I can never find the phone. Ever. I spend about half my day circling the house, looking for a ringing cordless. But it’s not there. It’s buried under something. But I don’t know what.
I don’t know why I can’t remember to put it back on the base when I’m done talking. But I can’t.
So I just bought a wall phone from the ’70s.
Just found it online. It’s exactly like the phone that hung in my kitchen for my entire childhood and beyond. When my mother sold my childhood home, she took the phone with her.
We keep improving things so frantically. That’s our economy, right? Everything gets new ‘n’ improved over and over again. Phonographs to eight tracks to cassettes to CDs to iPods. I like new and shiny as much as anybody else, but it does make it harder to reach back to the past.

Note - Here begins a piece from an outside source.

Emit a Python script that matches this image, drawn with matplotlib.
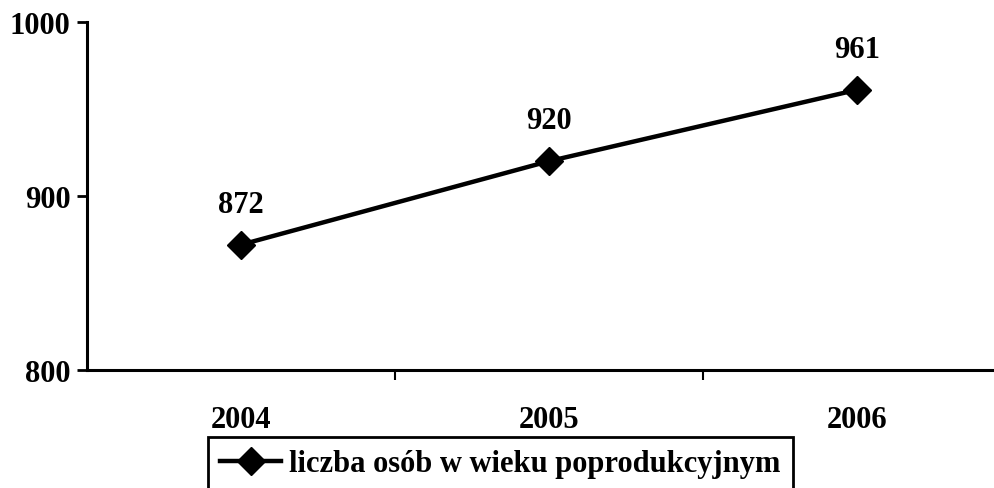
import matplotlib
matplotlib.use("Agg")
import matplotlib.pyplot as plt

years = ["2004", "2005", "2006"]
values = [872, 920, 961]
series_name = "liczba osób w wieku poprodukcyjnym"
y_ticks = [800, 900, 1000]

plt.rcParams["font.family"] = ["Liberation Serif", "DejaVu Serif"]
plt.rcParams["font.weight"] = "bold"

fig = plt.figure(figsize=(9.95, 4.89), dpi=100)
ax = fig.add_axes([0.0874, 0.2413, 0.9286, 0.7117])

x = list(range(len(years)))
ax.plot(x, values, color="black", lw=3.2, marker="D", ms=14, label=series_name,
        clip_on=False)

# data labels above the points
for xi, v in zip(x, values):
    ax.annotate(str(v), (xi, v), xytext=(0, 29), textcoords="offset points",
                ha="center", va="center", fontsize=22, fontweight="bold")

ax.set_xlim(-0.5, 2.5)
ax.set_ylim(800, 1000)
ax.set_yticks(y_ticks)
ax.set_yticklabels([str(t) for t in y_ticks], fontsize=22, fontweight="bold")

# category labels in the middle, tick marks on the boundaries
ax.set_xticks(x)
ax.set_xticklabels(years, fontsize=22, fontweight="bold")
ax.set_xticks([0.5, 1.5], minor=True)
ax.tick_params(axis="x", which="major", length=0, pad=25)
ax.tick_params(axis="x", which="minor", length=7, width=1.5, direction="out")
ax.tick_params(axis="y", length=7, width=2, direction="out", pad=5)

for s in ["top", "right"]:
    ax.spines[s].set_visible(False)
for s in ["left", "bottom"]:
    ax.spines[s].set_linewidth(2.2)

leg = fig.legend(loc="lower left", bbox_to_anchor=(0.209, -0.005),
                 prop={"size": 22, "weight": "bold"}, frameon=True,
                 fancybox=False, edgecolor="black", framealpha=1,
                 handlelength=2.0, handletextpad=0.25, borderpad=0.4,
                 borderaxespad=0)
leg.get_frame().set_linewidth(2)

fig.savefig("out.png", dpi=100)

I’d love to listen to some of the mix tapes I saved from high school. But I don’t have a cassette player anymore.
And some old things really were better. Like 1970s phones. Like holding that big receiver between your shoulder and your ear while you made a sandwich at the kitchen counter. Like twisting around in the 50-foot cord. Like flipping that cord around like a jump rope while your cat tried to catch it. Like the weight of the receiver in your hand,and the satisfaction of clunking it back onto the hook when you’ve said what you had to say.
I’ve been missing these things for a while, the way you sort of quietly miss your childhood. But as of this week, I have a ’70s phone up on my kitchen wall. And I can’t believe how much it makes the home we live in now feel like my first one.